**Exercise directions:** Quote all lines below exactly. Images stay out.

**Source material:**
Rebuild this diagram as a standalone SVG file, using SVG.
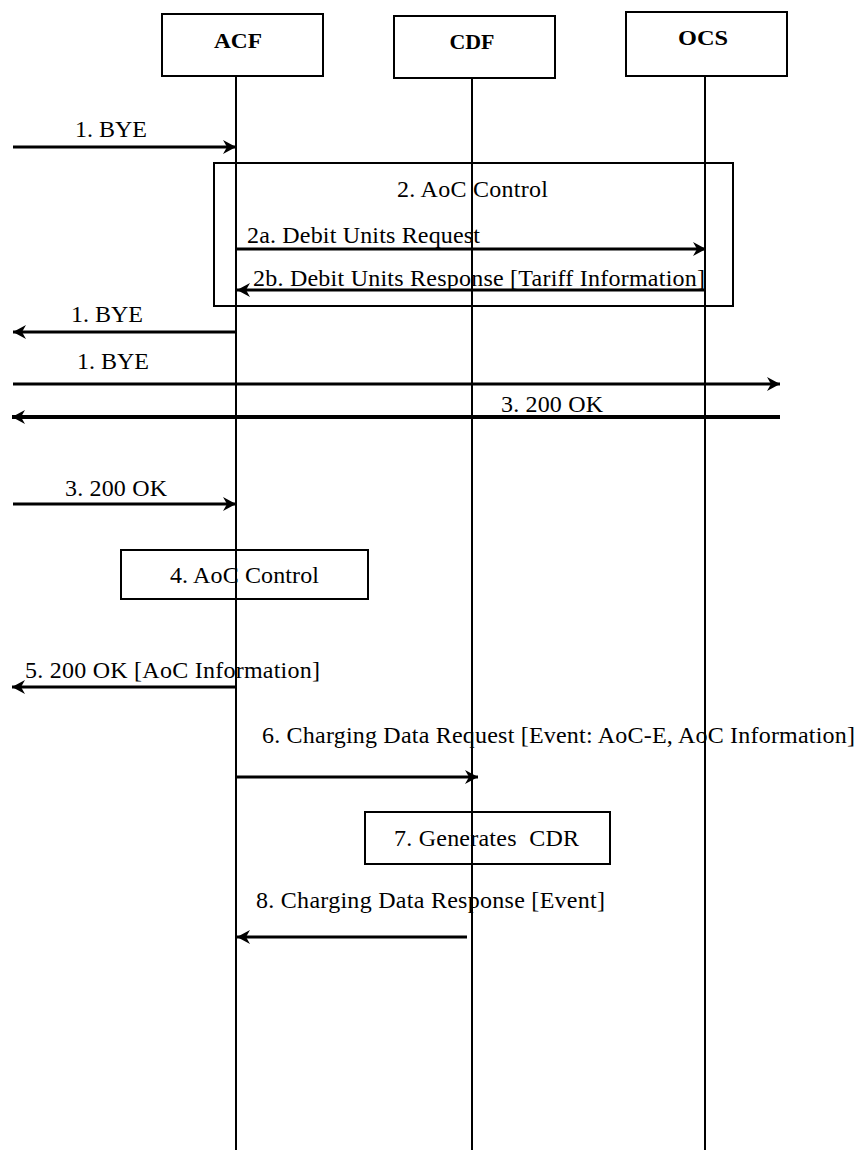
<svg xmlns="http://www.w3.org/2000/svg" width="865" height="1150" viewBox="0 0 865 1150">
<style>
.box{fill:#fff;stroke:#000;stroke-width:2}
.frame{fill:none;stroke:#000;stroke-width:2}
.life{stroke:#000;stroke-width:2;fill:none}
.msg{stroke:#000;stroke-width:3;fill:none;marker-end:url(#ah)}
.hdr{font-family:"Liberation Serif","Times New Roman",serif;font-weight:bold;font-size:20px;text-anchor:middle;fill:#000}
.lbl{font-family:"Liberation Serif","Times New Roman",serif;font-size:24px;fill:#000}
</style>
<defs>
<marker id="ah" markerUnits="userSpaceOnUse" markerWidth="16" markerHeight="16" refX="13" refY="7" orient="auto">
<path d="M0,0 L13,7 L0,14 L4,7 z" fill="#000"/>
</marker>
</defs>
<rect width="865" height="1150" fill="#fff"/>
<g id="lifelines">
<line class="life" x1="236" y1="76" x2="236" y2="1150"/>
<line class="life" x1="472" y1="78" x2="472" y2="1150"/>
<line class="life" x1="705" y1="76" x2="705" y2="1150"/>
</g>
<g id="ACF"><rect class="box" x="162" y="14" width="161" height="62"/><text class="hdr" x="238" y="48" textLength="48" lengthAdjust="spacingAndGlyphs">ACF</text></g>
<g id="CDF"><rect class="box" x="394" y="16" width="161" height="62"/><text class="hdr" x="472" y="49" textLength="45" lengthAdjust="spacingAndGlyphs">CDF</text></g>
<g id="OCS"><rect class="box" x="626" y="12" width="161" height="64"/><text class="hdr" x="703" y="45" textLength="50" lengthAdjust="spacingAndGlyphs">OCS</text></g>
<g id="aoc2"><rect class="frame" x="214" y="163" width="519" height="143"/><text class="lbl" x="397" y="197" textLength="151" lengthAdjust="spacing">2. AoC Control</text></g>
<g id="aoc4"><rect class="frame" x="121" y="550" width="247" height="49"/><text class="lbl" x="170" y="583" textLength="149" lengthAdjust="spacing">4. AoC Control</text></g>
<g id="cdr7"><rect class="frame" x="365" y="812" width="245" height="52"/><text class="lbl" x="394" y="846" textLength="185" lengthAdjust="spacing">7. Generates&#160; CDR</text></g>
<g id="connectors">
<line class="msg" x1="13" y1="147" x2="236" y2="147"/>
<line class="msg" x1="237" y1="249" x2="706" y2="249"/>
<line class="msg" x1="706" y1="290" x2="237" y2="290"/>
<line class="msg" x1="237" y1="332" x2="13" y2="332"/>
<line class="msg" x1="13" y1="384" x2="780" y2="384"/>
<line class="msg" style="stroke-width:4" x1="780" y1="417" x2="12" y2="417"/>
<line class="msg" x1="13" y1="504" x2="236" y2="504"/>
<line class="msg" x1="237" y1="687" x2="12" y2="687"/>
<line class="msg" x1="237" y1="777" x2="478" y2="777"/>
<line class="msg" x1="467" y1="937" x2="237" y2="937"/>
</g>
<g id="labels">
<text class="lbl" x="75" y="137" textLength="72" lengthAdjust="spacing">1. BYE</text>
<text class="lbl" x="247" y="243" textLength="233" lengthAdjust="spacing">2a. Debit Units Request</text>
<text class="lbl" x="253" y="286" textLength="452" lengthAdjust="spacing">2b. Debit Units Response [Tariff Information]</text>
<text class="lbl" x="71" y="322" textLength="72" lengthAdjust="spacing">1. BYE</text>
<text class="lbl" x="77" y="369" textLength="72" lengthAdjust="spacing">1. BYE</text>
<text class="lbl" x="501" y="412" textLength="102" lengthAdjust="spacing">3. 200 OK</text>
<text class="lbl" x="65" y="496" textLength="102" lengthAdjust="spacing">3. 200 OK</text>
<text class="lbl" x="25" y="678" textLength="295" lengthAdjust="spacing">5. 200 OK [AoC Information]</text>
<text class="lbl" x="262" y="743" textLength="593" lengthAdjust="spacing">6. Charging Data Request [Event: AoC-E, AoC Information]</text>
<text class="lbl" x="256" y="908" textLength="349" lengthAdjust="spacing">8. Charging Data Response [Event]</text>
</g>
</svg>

**Exercise result:**
Rebuild this diagram as a standalone SVG file, using SVG.
<svg xmlns="http://www.w3.org/2000/svg" width="865" height="1150" viewBox="0 0 865 1150">
<style>
.box{fill:#fff;stroke:#000;stroke-width:2}
.frame{fill:none;stroke:#000;stroke-width:2}
.life{stroke:#000;stroke-width:2;fill:none}
.msg{stroke:#000;stroke-width:3;fill:none;marker-end:url(#ah)}
.hdr{font-family:"Liberation Serif","Times New Roman",serif;font-weight:bold;font-size:20px;text-anchor:middle;fill:#000}
.lbl{font-family:"Liberation Serif","Times New Roman",serif;font-size:24px;fill:#000}
</style>
<defs>
<marker id="ah" markerUnits="userSpaceOnUse" markerWidth="16" markerHeight="16" refX="13" refY="7" orient="auto">
<path d="M0,0 L13,7 L0,14 L4,7 z" fill="#000"/>
</marker>
</defs>
<rect width="865" height="1150" fill="#fff"/>
<g id="lifelines">
<line class="life" x1="236" y1="76" x2="236" y2="1150"/>
<line class="life" x1="472" y1="78" x2="472" y2="1150"/>
<line class="life" x1="705" y1="76" x2="705" y2="1150"/>
</g>
<g id="ACF"><rect class="box" x="162" y="14" width="161" height="62"/><text class="hdr" x="238" y="48" textLength="48" lengthAdjust="spacingAndGlyphs">ACF</text></g>
<g id="CDF"><rect class="box" x="394" y="16" width="161" height="62"/><text class="hdr" x="472" y="49" textLength="45" lengthAdjust="spacingAndGlyphs">CDF</text></g>
<g id="OCS"><rect class="box" x="626" y="12" width="161" height="64"/><text class="hdr" x="703" y="45" textLength="50" lengthAdjust="spacingAndGlyphs">OCS</text></g>
<g id="aoc2"><rect class="frame" x="214" y="163" width="519" height="143"/><text class="lbl" x="397" y="197" textLength="151" lengthAdjust="spacing">2. AoC Control</text></g>
<g id="aoc4"><rect class="frame" x="121" y="550" width="247" height="49"/><text class="lbl" x="170" y="583" textLength="149" lengthAdjust="spacing">4. AoC Control</text></g>
<g id="cdr7"><rect class="frame" x="365" y="812" width="245" height="52"/><text class="lbl" x="394" y="846" textLength="185" lengthAdjust="spacing">7. Generates&#160; CDR</text></g>
<g id="connectors">
<line class="msg" x1="13" y1="147" x2="236" y2="147"/>
<line class="msg" x1="237" y1="249" x2="706" y2="249"/>
<line class="msg" x1="706" y1="290" x2="237" y2="290"/>
<line class="msg" x1="237" y1="332" x2="13" y2="332"/>
<line class="msg" x1="13" y1="384" x2="780" y2="384"/>
<line class="msg" style="stroke-width:4" x1="780" y1="417" x2="12" y2="417"/>
<line class="msg" x1="13" y1="504" x2="236" y2="504"/>
<line class="msg" x1="237" y1="687" x2="12" y2="687"/>
<line class="msg" x1="237" y1="777" x2="478" y2="777"/>
<line class="msg" x1="467" y1="937" x2="237" y2="937"/>
</g>
<g id="labels">
<text class="lbl" x="75" y="137" textLength="72" lengthAdjust="spacing">1. BYE</text>
<text class="lbl" x="247" y="243" textLength="233" lengthAdjust="spacing">2a. Debit Units Request</text>
<text class="lbl" x="253" y="286" textLength="452" lengthAdjust="spacing">2b. Debit Units Response [Tariff Information]</text>
<text class="lbl" x="71" y="322" textLength="72" lengthAdjust="spacing">1. BYE</text>
<text class="lbl" x="77" y="369" textLength="72" lengthAdjust="spacing">1. BYE</text>
<text class="lbl" x="501" y="412" textLength="102" lengthAdjust="spacing">3. 200 OK</text>
<text class="lbl" x="65" y="496" textLength="102" lengthAdjust="spacing">3. 200 OK</text>
<text class="lbl" x="25" y="678" textLength="295" lengthAdjust="spacing">5. 200 OK [AoC Information]</text>
<text class="lbl" x="262" y="743" textLength="593" lengthAdjust="spacing">6. Charging Data Request [Event: AoC-E, AoC Information]</text>
<text class="lbl" x="256" y="908" textLength="349" lengthAdjust="spacing">8. Charging Data Response [Event]</text>
</g>
</svg>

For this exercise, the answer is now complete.